Old age is the last opportunity life gives us to finish our birth, to mature and finally, to end our birth. In this context Saint Paul's words are illuminating: «To the same extent that the outer man perishes, the inner man is renewed.» (2 Corinthians 4,16). Old age is a demand by the inner person. What is the inner person? It is our deepest self, our singular way of being and behaving, our trade mark, our most radical identity. We must confront this identity, face to face.
It is intensively personal, and hides behind the many masks that life imposes on us. For life is a big stage on which we play many roles. I, for example, was a Franciscan, a priest, now a layman, theologian, philosopher, teacher, lecturer, writer, editor, contributor to some magazines, who has been investigated by the doctrinal authorities of the Vatican, and subjected to «obliged silence»... plus some other roles. But there is a moment when all that becomes relative and turns to pure nothing. Then we leave the stage, take off the masks and ask ourselves: in the end, who am I? What dreams move me? Which angels inhabit me? What demons torment me? What is my place in the design of the Mystery? To the degree that we try, trembling with dread, to answer these questions, the interior person emerges. The answer is never conclusive; it gets lost within in the Ineffable...
That is the challenge of old age. We then realize that we would need many years of old age to find the essential word to define us. We are surprised to discover that we do not live simply because we do not die, but that we live to think, to meditate, to pierce new horizons and create meaning for life. It is especially to attempt to make a final synthesis, to integrate the shadows, feeding again the dreams that sustained us throughout our whole life, reconciling with our failures and seeking wisdom. It is illusory to think that wisdom comes with old age... It comes with the spirit with which we live out our old age, as the final stage of our growth and of our true Nativity.
Lastly, it is important to prepare for the great Encounter. Life is not structured to end in death, but to be transformed through death. We die to live more and better, to submerge ourselves in eternity and find the Ultimate Reality, made of love and mercy.

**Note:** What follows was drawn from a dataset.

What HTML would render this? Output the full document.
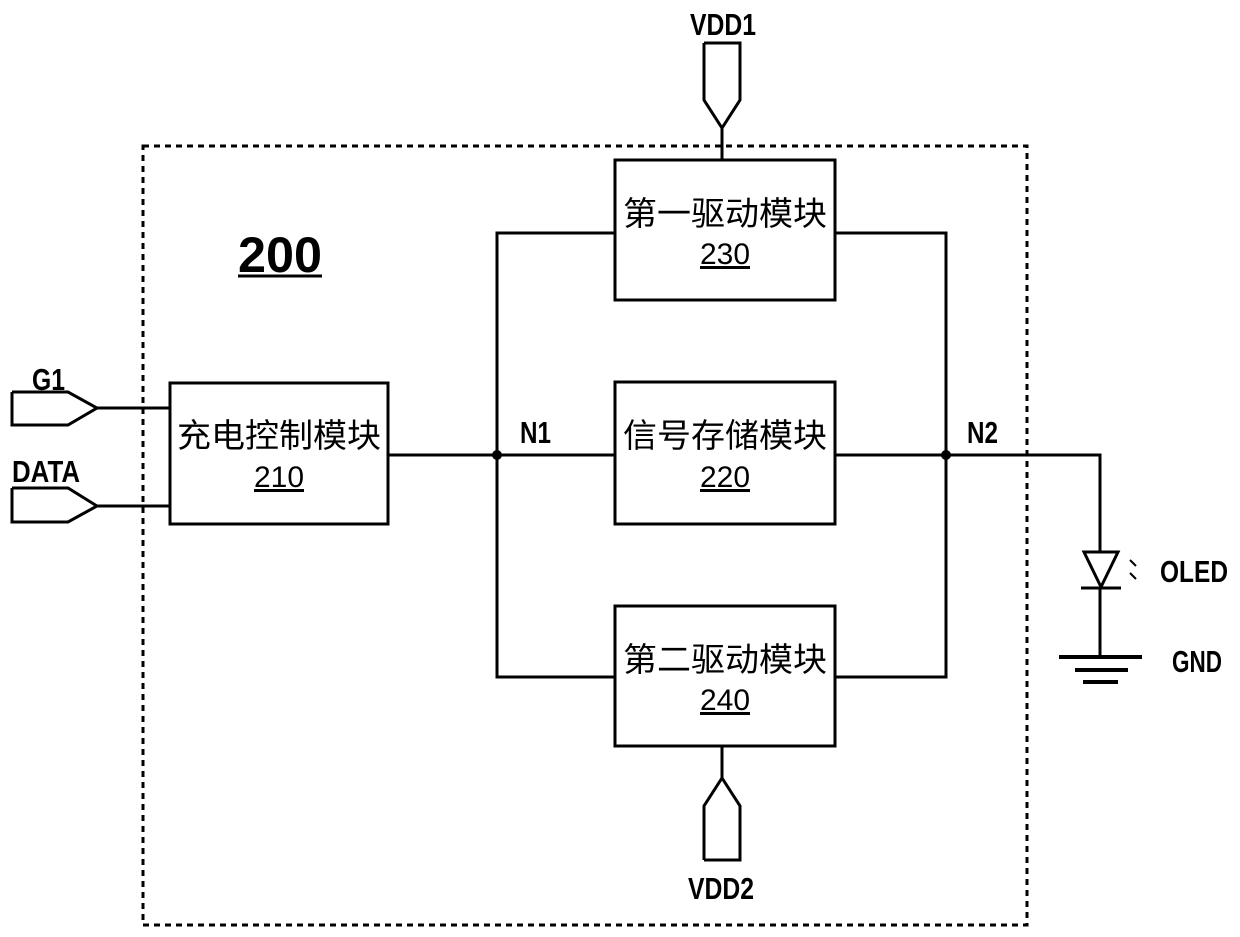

Then we will finally know who we are and what is our real name.
I treasure the sentiment of the wise man of the Old Testament: «I contemplate the days already gone and turn my eyes towards eternity.»
Finally, I nurture two dreams, dreams of a young old man: the first is to write, if possible, with my own blood, a book just for God to read; and the second, which is impossible, but well expressed by Herzer, little street girl and poet: «I wanted only to be born again, to teach myself how to live.» But since that is unattainable, I only want to learn in the school of God. Paraphrasing Camões, I end: «I would live more if it were not, for such a great ideal, so short a life.»